To change other stuff, Click on your name and then Settings. There you can change everything on a couple tabs. Play around. It's not permanent.


----------



## rdvholtwood (Sep 18, 2008)

DLAS268ers said:


> Um...Where do I go to get it?


If you look to the top right of your browser screen, you will see your user name - DLAS268ers and an arrow next to it. Click on the arrow and choose "messenger"

You should come to another page that shows the title "messenger" on the top left side. Under the title messenger, you will see a list of folders. To the right of these folders you should see "My Conversations" - this is where your PM aka Personal Messages are shown. By clicking on the title of the message, you will open yet another window which will allow you to both read and respond to the message.
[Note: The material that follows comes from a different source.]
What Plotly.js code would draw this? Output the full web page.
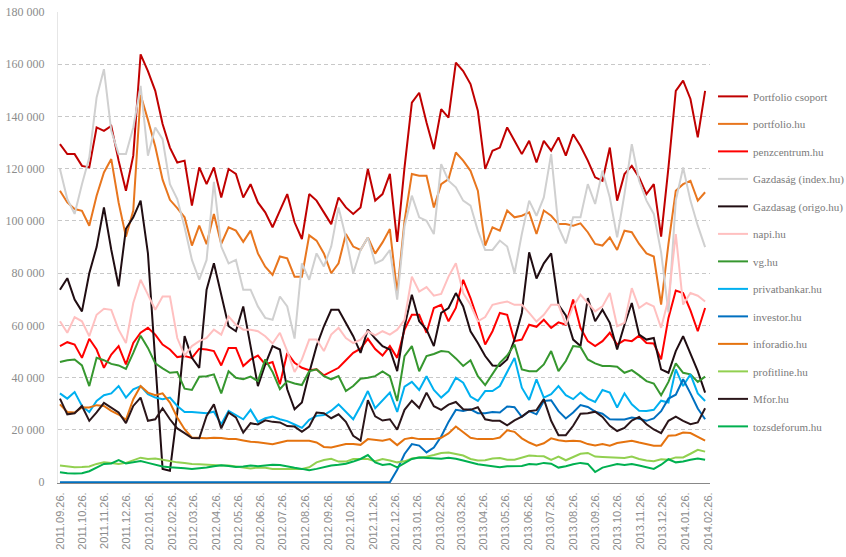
<!DOCTYPE html>
<html>
<head>
<meta charset="utf-8">
<script src="https://cdn.plot.ly/plotly-3.0.1.min.js"></script>
<style>html,body{margin:0;padding:0;background:#fff;}#chart{width:846px;height:557px;}</style>
</head>
<body>
<div id="chart"></div>
<script>
// x-axis tick labels (monthly)
const tickLabels = ['2011.09.26.','2011.10.26.','2011.11.26.','2011.12.26.','2012.01.26.','2012.02.26.','2012.03.26.','2012.04.26.','2012.05.26.','2012.06.26.','2012.07.26.','2012.08.26.','2012.09.26.','2012.10.26.','2012.11.26.','2012.12.26.','2013.01.26.','2013.02.26.','2013.03.26.','2013.04.26.','2013.05.26.','2013.06.26.','2013.07.26.','2013.08.26.','2013.09.26.','2013.10.26.','2013.11.26.','2013.12.26.','2014.01.26.','2014.02.26.'];

// sample dates: every 10 days from 2011.09.26
const startDate = '2011-09-26';
const stepDays = 10;

// series values (thousand visits), one value per sample date
const portfolioCsoport = [129.4,125.6,125.6,121.1,120.5,135.8,134.5,136.4,123.1,111.6,125,163.8,157.4,149.8,137.1,128.1,122.4,123.1,105.9,120.5,114.1,120.5,109,119.9,118,109,114.1,107.1,103.3,97.6,104,110.3,99.5,93.1,110.3,107.8,103.3,98.8,109,105.2,102.7,105.2,119.9,107.8,110.3,118,92,120.5,145.3,149.1,137.7,127.5,142.8,139.6,160.6,157.4,152.4,142.2,119.9,126.9,128.1,135.8,130.7,125.6,130.7,122.4,130.7,126.9,132,125,133.2,128.7,123.1,116.7,115.4,128.1,107.8,118,121.1,116.7,110.3,114.1,94,120.5,149.8,153.7,146.7,132,149.8];
const portfolioHu = [111.6,107.1,104.6,103.9,98.2,109.7,118.6,123.7,107.1,94,104,148.3,138.7,128.5,115.8,108.1,104.9,101.4,90.6,98.2,91.1,102.7,91.2,97.6,96.3,92,96.3,87.6,82.5,79.4,86.4,85.7,78.7,78.7,94.5,92.5,87.6,80,83.8,95,90.2,88.9,93.7,87.5,91.8,96.9,72.4,100,118,117.3,117.3,105.2,114.1,116,126.2,123.1,119.2,111.6,90.6,97.6,96.3,104,101.4,102,103.3,95,104,102,98.8,98.8,98.2,99.1,95.7,91.2,90.6,93.7,88.9,96.3,95.7,91.2,87.6,86.4,68,91.2,111.6,114.1,115.4,107.8,111];
const penzcentrum = [52.1,53.6,52.7,47.6,54.9,50.8,43.8,48.9,52.1,45.1,53.3,57.2,59.1,56.5,52.7,50.8,47.9,48.3,47.6,51.1,50.8,50.2,44.7,51.4,51.4,44.5,47,48.5,45.1,46,37.5,49.5,45.7,43.8,42.9,43.2,40.9,42.3,43.8,46.7,49.5,51.1,54.9,51,48.5,52.1,47.6,58.4,64.1,64.1,57.2,66.7,67.9,61.6,66.7,77.5,70.5,62.2,52.7,57.8,64.8,64.1,54,54.6,60.3,59.5,62.2,59.1,61.2,60.3,69.9,59.1,54,52.1,54,57.2,52.7,54.4,54,56.1,53.3,53.1,47,62.9,73.4,72.4,65.8,57.8,66.7];
const indexHu = [119.9,108.4,102.7,114.1,124.3,147.3,158.1,134.5,125.6,125.6,135.8,151.7,125,135.8,131.3,114.1,108.4,97.6,85.1,77.5,85.1,115,90.2,83.8,85.1,73.7,73.7,67.3,62.9,62.2,71.1,67.3,55,83.8,77.5,87.6,82.6,90.2,105.2,93.7,80,88.9,93.7,83.8,85.1,88.9,69.9,98,109.7,101.4,100.1,95,121.8,115.4,112.9,107.8,105.9,96.3,88.9,88.9,92.5,90.2,80,95,107.8,102,109,125.6,97.6,91.4,101.4,101.4,114.1,106.5,119.2,109,93.7,110.3,129.4,115.4,107.8,102.7,88,65,107.8,120.5,107.8,98.2,90];
const origoHu = [73.7,78.1,69.9,65.4,80,90,105.2,89,75,97,101.4,107.8,87.6,48.3,5.1,4.4,26.7,55.9,47.6,43.8,73.7,83.8,71.1,59.7,57.8,67.3,52.1,36.8,45.1,52.1,50.8,35.6,27.9,30.5,41.9,52.1,59.7,66,66,61,55.9,49.5,58.4,55,52.1,50.8,42.5,59.7,71.8,61.6,58.4,52.1,64.8,66.7,72.4,67.3,57.8,53.3,48.3,44.7,44.5,47,54.6,64.8,88,78,83.8,87.6,67.9,63.8,54.6,52.1,70.5,61.6,66,61,50.8,60.3,68.6,56.5,54.6,55.2,43.2,41.9,50.2,55.9,48.9,42.5,34.3];
const napiHu = [61.6,57.2,63.2,61.6,55.9,64.1,66.4,66,58.4,53.3,68.6,77.5,71.8,66,71.1,71.1,55.2,48.5,52.1,54,55.2,58.4,56.5,63.5,60.3,58.4,58.4,57.8,55.9,53.1,57.2,50.2,42.2,47,54.6,54.6,50.2,56.5,59.1,55.2,53.3,54.6,57.8,56.2,57.8,56.5,58.4,62.2,78.7,73,74.7,71.4,72.1,78.7,83.8,72.4,67.9,61.6,63.2,67.9,68.6,69.2,67.9,67.9,64.8,61.5,64.1,67.9,67.9,60.3,67.3,71.8,68.6,65.4,67.3,72.4,59.7,61,74.3,66.7,68.6,67.3,59.1,70,95,68,72.4,71.4,69.2];
const vgHu = [46,46.7,47,44.7,36.8,47.6,46.7,45.3,44.7,43.4,49.5,56.1,51.4,45.5,43.6,41.9,42.2,35.8,35.3,40.4,40.6,41.3,34,42.5,40,39.4,40.4,38.7,47,42.2,35.6,38.7,37.8,37.2,42.5,43.2,40.6,39.4,40.6,34.9,36.8,39.6,40,40.6,42.4,40.6,31.1,48.3,52.1,42.5,48.3,49.1,50.2,49.9,47.4,44.5,46.7,40.6,37.2,41.3,45.7,48.5,52.7,43.2,42.5,42.5,45.1,50.2,42.5,46.4,52.1,51.8,47,45.5,44.5,44.5,44.2,41.9,42.9,40.9,38.7,37.8,33.3,38.4,45.5,41.9,41.3,38.4,40.4];
const privatbankar = [34,32,34.5,29.2,26.9,31.1,33.3,34,36.8,32.4,35.6,36.8,33.7,32.4,31.8,32.4,29.2,26.9,26.9,26.7,26.4,27,22.2,27.3,25.7,24.1,27.7,23.1,24.5,25.1,24.1,23.4,22.1,20.8,23.9,25.4,25.7,27.4,29.8,26.9,24.1,29.2,34.9,28.3,31.1,34.3,26.9,36.6,38.4,35.3,40.6,35.3,32.4,34.9,40,38.1,32.8,31.1,34.9,34.9,36.8,42.2,47.6,36.2,31.5,39.4,32.4,33.7,36.8,33.3,31.8,34.3,32,30.7,35.3,34.3,28.6,34,29.8,27.4,27.3,27.7,31.2,30.5,43.2,36.8,41.3,34,31.1];
const investorHu = [0,0,0,0,0,0,0,0,0,0,0,0,0,0,0,0,0,0,0,0,0,0,0,0,0,0,0,0,0,0,0,0,0,0,0,0,0,0,0,0,0,0,0,0,0,0,4.8,10.8,14.6,14,11.4,13.3,17.5,23.1,27.7,27.3,27.9,26.4,26.4,26.9,26.7,29,28.7,25,27.2,26,31.1,31.4,27.2,24.4,26.7,29.5,28.8,27,26.2,24.1,24,24,24.8,24.3,23.5,24.4,27.2,32,33.5,39.4,34,28.2,24.1];
const inforadio = [29.8,26.9,26.7,28.6,28.6,29.5,29.2,27.3,25.9,23.9,31.8,36.8,34.3,33.3,34,30.5,24.8,20.3,17.1,17,16.8,17,16.9,16.5,16.5,16,15.5,15.3,14.8,14.5,15.2,15.9,15.9,15.9,15.9,15.2,13.5,13.3,14,14.6,14.6,14.3,16.5,16.2,15.9,16.5,14.2,16.5,17,16.5,16.5,16.5,17,18.7,21.3,19,17,16.5,16.5,16.5,17.1,19.9,19.3,16.8,15.2,14,14.9,16.8,16.1,15.7,15.9,15.7,14.6,14.1,14.6,14,15,15.4,15.9,15.2,14.6,14,14,17.8,18,19,18.8,17.3,15.9];
const profitline = [6.4,6.1,5.7,5.8,6,7,7.6,7.4,7,7.4,8.3,9.4,8.9,9.1,8.6,8,7.6,7.4,7,6.9,6.7,6.7,6.4,6.4,6.1,5.8,5.3,5.6,5.5,5.1,5.1,5.1,5.1,5.1,5.7,7.6,8.5,9,7.9,7.9,8.9,9,8.9,8,8.9,8.3,7.6,8,9.1,9.5,9.8,10.4,11.2,11.4,10.8,10.2,8.9,8.3,8.4,9.1,9.3,8.6,8.6,9.4,10.2,10,9.9,8.5,9.8,8.4,9.5,10.9,11.2,9.8,9.7,9.5,9.4,9.3,9.8,8.9,8.3,8,8.8,8.6,9.5,9.5,10.9,12.4,11.7];
const mforHu = [32,26,26.4,29.2,23.5,26.7,30.4,28.6,26.7,22.6,29.2,32.4,23.5,24.1,28.3,24.1,20.6,18.8,16.9,16.8,25.4,29.8,20.6,26.7,24.8,19,22.6,22.1,23.7,23.1,22.9,21.5,21.3,19.3,21.3,26.7,26.4,24.5,26,23.1,17.8,15.9,31.4,25.2,23.6,24.1,20.1,27.7,31.2,28.4,34.3,29.1,27.7,29.7,30.7,27.9,27.7,28.7,24.1,23.5,23.5,21.8,23.7,25.1,27.2,27.6,31.8,23.5,18,18,21.6,26.2,26.4,27,25,21.6,19.6,20.8,23.6,25,22.2,20.2,18.8,23.5,25.1,23.5,22.2,22.9,28.3];
const tozsdeforum = [3.8,3.4,3.3,3.4,4.2,5.7,7,7.2,8.5,7.2,7.6,8.1,7.4,6.6,6,5.7,5.6,5.3,5.1,5.3,5.6,6.1,6.5,6.2,5.8,6,6.4,6.1,6.4,6.7,6.6,6,5.5,5.1,4.6,5.1,5.7,6.4,6.7,7.1,7.9,8.9,10.4,7.6,6.6,7,5.7,7.2,8.9,9.5,9.3,9,9,9.4,9,8.3,7.6,6.9,6.5,6.1,5.7,6.1,6.1,6.2,7,6.8,7.4,7.1,5.6,6.1,6.9,7.4,7,3.9,5.6,6.4,7,6.6,7,6.4,5.7,5.1,6.7,8.8,7.6,7.9,8.6,9.1,8.6];

const seriesNames = ['Portfolio csoport','portfolio.hu','penzcentrum.hu','Gazdaság (index.hu)','Gazdasag (origo.hu)','napi.hu','vg.hu','privatbankar.hu','investor.hu','inforadio.hu','profitline.hu','Mfor.hu','tozsdeforum.hu'];
const seriesData = [portfolioCsoport,portfolioHu,penzcentrum,indexHu,origoHu,napiHu,vgHu,privatbankar,investorHu,inforadio,profitline,mforHu,tozsdeforum];
const seriesColors = ['#C00000','#E8761E','#FF0000','#D0D0D0','#200D12','#FFC0C0','#36972F','#00B0F0','#0070C0','#E5730F','#92D050','#2B161A','#00B050'];

function sampleDates(n){
  const t0 = Date.parse(startDate + 'T00:00:00Z');
  const out = [];
  for(let i=0;i<n;i++){ out.push(new Date(t0 + i*stepDays*86400000).toISOString().slice(0,10)); }
  return out;
}
const dates = sampleDates(portfolioCsoport.length);
const tickDates = tickLabels.map(s => s.slice(0,10).replace(/\./g,'-'));

const traces = seriesData.map((arr,i) => ({
  type:'scatter', mode:'lines', name: seriesNames[i], legendgroup:'g'+i,
  x: dates, y: arr.map(v => v*1000),
  line:{color: seriesColors[i], width:2}
}));

const layout = {
  width:846, height:557,
  margin:{l:58, r:136, t:12, b:74},
  paper_bgcolor:'#ffffff', plot_bgcolor:'#ffffff',
  separators:', ',
  showlegend:true,
  legend:{xref:'container', yref:'container', x:0.8428, y:0.853, xanchor:'left', yanchor:'top', tracegroupgap:8.5, traceorder:'grouped',
          maxheight:500,
          font:{family:'Liberation Serif, serif', size:11, color:'#7a7a7a'}, bgcolor:'rgba(0,0,0,0)'},
  xaxis:{type:'date', range:['2011-09-23 08:00','2014-02-28 16:00'], tickmode:'array', tickvals:tickDates, ticktext:tickLabels,
         tickangle:-90, tickfont:{family:'Liberation Sans, Arial, sans-serif', size:11, color:'#8c8c8c'},
         showgrid:false, showline:true, linecolor:'#888888', linewidth:1, ticks:'outside', ticklen:4, tickcolor:'rgba(0,0,0,0)', zeroline:false},
  yaxis:{range:[-300,180000], tick0:0, dtick:20000, tickformat:',d', showgrid:true, gridcolor:'#c8c8c8', gridwidth:1, griddash:'4px,3px',
         zeroline:false, showline:true, linecolor:'#e6e6e6', ticks:'outside', ticklen:10, tickcolor:'rgba(0,0,0,0)',
         tickfont:{family:'Liberation Serif, serif', size:12, color:'#8c8c8c'}}
};
Plotly.newPlot('chart', traces, layout, {staticPlot:true, displayModeBar:false});
</script>
</body>
</html>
As far as going to your email, your email that you signed up with notify your in the title that you "You have been sent a personal conversation" to notify you that you have a PM on Outbackers.com....by clicking on the link in that email, it will take you to the site to read your messages - pending that you are already logged on - if not, you will need to logon to read your PMs.

Also, when a PM is received, it will pop up on your screen when you refresh your browser or change pages. A number also will appear next your username showing you how many messages you have....


----------



## DLAS268ers (Mar 27, 2010)

Thanks everyone...ya'll have been most helpful!


----------